↓

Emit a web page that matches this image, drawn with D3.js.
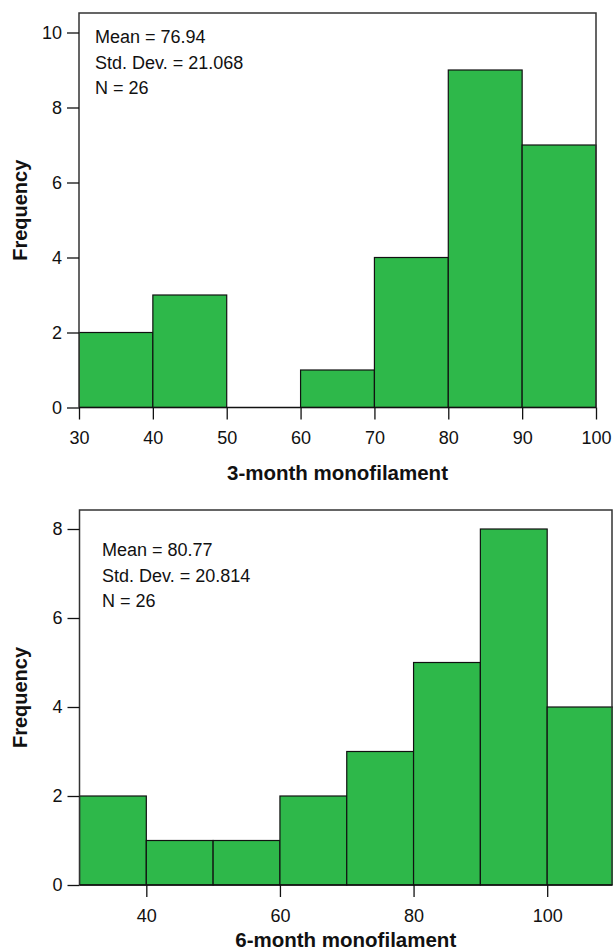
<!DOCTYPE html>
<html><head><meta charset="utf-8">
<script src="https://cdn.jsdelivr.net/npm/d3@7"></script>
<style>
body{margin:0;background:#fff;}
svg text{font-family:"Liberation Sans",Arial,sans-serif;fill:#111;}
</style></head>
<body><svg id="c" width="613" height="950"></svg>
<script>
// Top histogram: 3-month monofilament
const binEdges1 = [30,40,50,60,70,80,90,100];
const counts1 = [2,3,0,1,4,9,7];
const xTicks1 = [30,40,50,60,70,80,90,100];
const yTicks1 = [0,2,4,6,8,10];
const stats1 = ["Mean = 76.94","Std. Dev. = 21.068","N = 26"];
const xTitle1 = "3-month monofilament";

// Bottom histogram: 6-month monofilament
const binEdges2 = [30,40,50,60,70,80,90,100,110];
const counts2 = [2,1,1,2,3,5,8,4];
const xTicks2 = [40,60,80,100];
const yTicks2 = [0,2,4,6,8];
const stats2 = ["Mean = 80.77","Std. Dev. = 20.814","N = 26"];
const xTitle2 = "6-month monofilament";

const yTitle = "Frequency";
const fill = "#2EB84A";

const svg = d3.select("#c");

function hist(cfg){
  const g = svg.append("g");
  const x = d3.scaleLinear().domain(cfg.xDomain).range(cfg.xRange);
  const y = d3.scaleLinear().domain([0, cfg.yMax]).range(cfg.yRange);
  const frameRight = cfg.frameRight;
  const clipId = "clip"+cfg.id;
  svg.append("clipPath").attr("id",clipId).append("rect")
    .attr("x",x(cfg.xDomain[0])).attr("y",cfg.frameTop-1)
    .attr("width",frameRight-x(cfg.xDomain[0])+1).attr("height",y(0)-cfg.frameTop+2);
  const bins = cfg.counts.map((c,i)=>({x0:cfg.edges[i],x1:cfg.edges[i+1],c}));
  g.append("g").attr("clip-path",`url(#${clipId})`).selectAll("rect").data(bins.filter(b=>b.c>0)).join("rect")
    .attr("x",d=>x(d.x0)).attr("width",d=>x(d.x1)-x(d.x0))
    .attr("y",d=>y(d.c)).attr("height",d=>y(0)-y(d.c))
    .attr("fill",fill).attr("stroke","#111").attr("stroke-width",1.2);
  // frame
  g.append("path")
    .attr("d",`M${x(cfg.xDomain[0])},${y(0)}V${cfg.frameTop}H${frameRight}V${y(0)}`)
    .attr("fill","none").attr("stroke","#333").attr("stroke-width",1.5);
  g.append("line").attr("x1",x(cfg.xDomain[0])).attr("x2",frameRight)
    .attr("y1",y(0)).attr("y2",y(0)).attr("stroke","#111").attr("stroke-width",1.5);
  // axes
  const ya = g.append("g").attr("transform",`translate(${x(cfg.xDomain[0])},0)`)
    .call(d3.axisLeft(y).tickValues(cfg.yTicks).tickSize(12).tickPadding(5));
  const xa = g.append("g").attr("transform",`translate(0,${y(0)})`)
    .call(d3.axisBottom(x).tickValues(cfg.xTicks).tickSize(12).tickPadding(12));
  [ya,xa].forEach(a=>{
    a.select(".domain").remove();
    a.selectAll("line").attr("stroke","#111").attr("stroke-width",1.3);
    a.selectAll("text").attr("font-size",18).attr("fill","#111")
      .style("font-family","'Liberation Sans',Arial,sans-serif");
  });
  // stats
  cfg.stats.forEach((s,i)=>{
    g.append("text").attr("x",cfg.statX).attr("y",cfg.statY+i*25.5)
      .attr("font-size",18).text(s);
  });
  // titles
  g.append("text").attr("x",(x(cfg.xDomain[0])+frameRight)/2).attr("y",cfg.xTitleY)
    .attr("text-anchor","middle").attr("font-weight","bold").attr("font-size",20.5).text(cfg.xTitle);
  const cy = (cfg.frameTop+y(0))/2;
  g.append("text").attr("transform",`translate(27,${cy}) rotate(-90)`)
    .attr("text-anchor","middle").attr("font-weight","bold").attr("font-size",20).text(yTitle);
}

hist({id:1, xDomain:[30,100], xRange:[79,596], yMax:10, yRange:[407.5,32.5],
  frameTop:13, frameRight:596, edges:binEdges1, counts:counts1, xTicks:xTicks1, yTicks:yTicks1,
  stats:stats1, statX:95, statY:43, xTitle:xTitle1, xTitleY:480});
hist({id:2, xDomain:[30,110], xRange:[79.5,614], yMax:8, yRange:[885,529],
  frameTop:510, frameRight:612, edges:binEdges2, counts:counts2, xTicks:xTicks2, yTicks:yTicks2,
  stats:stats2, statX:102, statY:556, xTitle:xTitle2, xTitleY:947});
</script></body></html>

↑

> The request
Reproduce each line word for word and drop the pictures.

> Reply to the exercise
Emit a web page that matches this image, drawn with D3.js.
<!DOCTYPE html>
<html><head><meta charset="utf-8">
<script src="https://cdn.jsdelivr.net/npm/d3@7"></script>
<style>
body{margin:0;background:#fff;}
svg text{font-family:"Liberation Sans",Arial,sans-serif;fill:#111;}
</style></head>
<body><svg id="c" width="613" height="950"></svg>
<script>
// Top histogram: 3-month monofilament
const binEdges1 = [30,40,50,60,70,80,90,100];
const counts1 = [2,3,0,1,4,9,7];
const xTicks1 = [30,40,50,60,70,80,90,100];
const yTicks1 = [0,2,4,6,8,10];
const stats1 = ["Mean = 76.94","Std. Dev. = 21.068","N = 26"];
const xTitle1 = "3-month monofilament";

// Bottom histogram: 6-month monofilament
const binEdges2 = [30,40,50,60,70,80,90,100,110];
const counts2 = [2,1,1,2,3,5,8,4];
const xTicks2 = [40,60,80,100];
const yTicks2 = [0,2,4,6,8];
const stats2 = ["Mean = 80.77","Std. Dev. = 20.814","N = 26"];
const xTitle2 = "6-month monofilament";

const yTitle = "Frequency";
const fill = "#2EB84A";

const svg = d3.select("#c");

function hist(cfg){
  const g = svg.append("g");
  const x = d3.scaleLinear().domain(cfg.xDomain).range(cfg.xRange);
  const y = d3.scaleLinear().domain([0, cfg.yMax]).range(cfg.yRange);
  const frameRight = cfg.frameRight;
  const clipId = "clip"+cfg.id;
  svg.append("clipPath").attr("id",clipId).append("rect")
    .attr("x",x(cfg.xDomain[0])).attr("y",cfg.frameTop-1)
    .attr("width",frameRight-x(cfg.xDomain[0])+1).attr("height",y(0)-cfg.frameTop+2);
  const bins = cfg.counts.map((c,i)=>({x0:cfg.edges[i],x1:cfg.edges[i+1],c}));
  g.append("g").attr("clip-path",`url(#${clipId})`).selectAll("rect").data(bins.filter(b=>b.c>0)).join("rect")
    .attr("x",d=>x(d.x0)).attr("width",d=>x(d.x1)-x(d.x0))
    .attr("y",d=>y(d.c)).attr("height",d=>y(0)-y(d.c))
    .attr("fill",fill).attr("stroke","#111").attr("stroke-width",1.2);
  // frame
  g.append("path")
    .attr("d",`M${x(cfg.xDomain[0])},${y(0)}V${cfg.frameTop}H${frameRight}V${y(0)}`)
    .attr("fill","none").attr("stroke","#333").attr("stroke-width",1.5);
  g.append("line").attr("x1",x(cfg.xDomain[0])).attr("x2",frameRight)
    .attr("y1",y(0)).attr("y2",y(0)).attr("stroke","#111").attr("stroke-width",1.5);
  // axes
  const ya = g.append("g").attr("transform",`translate(${x(cfg.xDomain[0])},0)`)
    .call(d3.axisLeft(y).tickValues(cfg.yTicks).tickSize(12).tickPadding(5));
  const xa = g.append("g").attr("transform",`translate(0,${y(0)})`)
    .call(d3.axisBottom(x).tickValues(cfg.xTicks).tickSize(12).tickPadding(12));
  [ya,xa].forEach(a=>{
    a.select(".domain").remove();
    a.selectAll("line").attr("stroke","#111").attr("stroke-width",1.3);
    a.selectAll("text").attr("font-size",18).attr("fill","#111")
      .style("font-family","'Liberation Sans',Arial,sans-serif");
  });
  // stats
  cfg.stats.forEach((s,i)=>{
    g.append("text").attr("x",cfg.statX).attr("y",cfg.statY+i*25.5)
      .attr("font-size",18).text(s);
  });
  // titles
  g.append("text").attr("x",(x(cfg.xDomain[0])+frameRight)/2).attr("y",cfg.xTitleY)
    .attr("text-anchor","middle").attr("font-weight","bold").attr("font-size",20.5).text(cfg.xTitle);
  const cy = (cfg.frameTop+y(0))/2;
  g.append("text").attr("transform",`translate(27,${cy}) rotate(-90)`)
    .attr("text-anchor","middle").attr("font-weight","bold").attr("font-size",20).text(yTitle);
}

hist({id:1, xDomain:[30,100], xRange:[79,596], yMax:10, yRange:[407.5,32.5],
  frameTop:13, frameRight:596, edges:binEdges1, counts:counts1, xTicks:xTicks1, yTicks:yTicks1,
  stats:stats1, statX:95, statY:43, xTitle:xTitle1, xTitleY:480});
hist({id:2, xDomain:[30,110], xRange:[79.5,614], yMax:8, yRange:[885,529],
  frameTop:510, frameRight:612, edges:binEdges2, counts:counts2, xTicks:xTicks2, yTicks:yTicks2,
  stats:stats2, statX:102, statY:556, xTitle:xTitle2, xTitleY:947});
</script></body></html>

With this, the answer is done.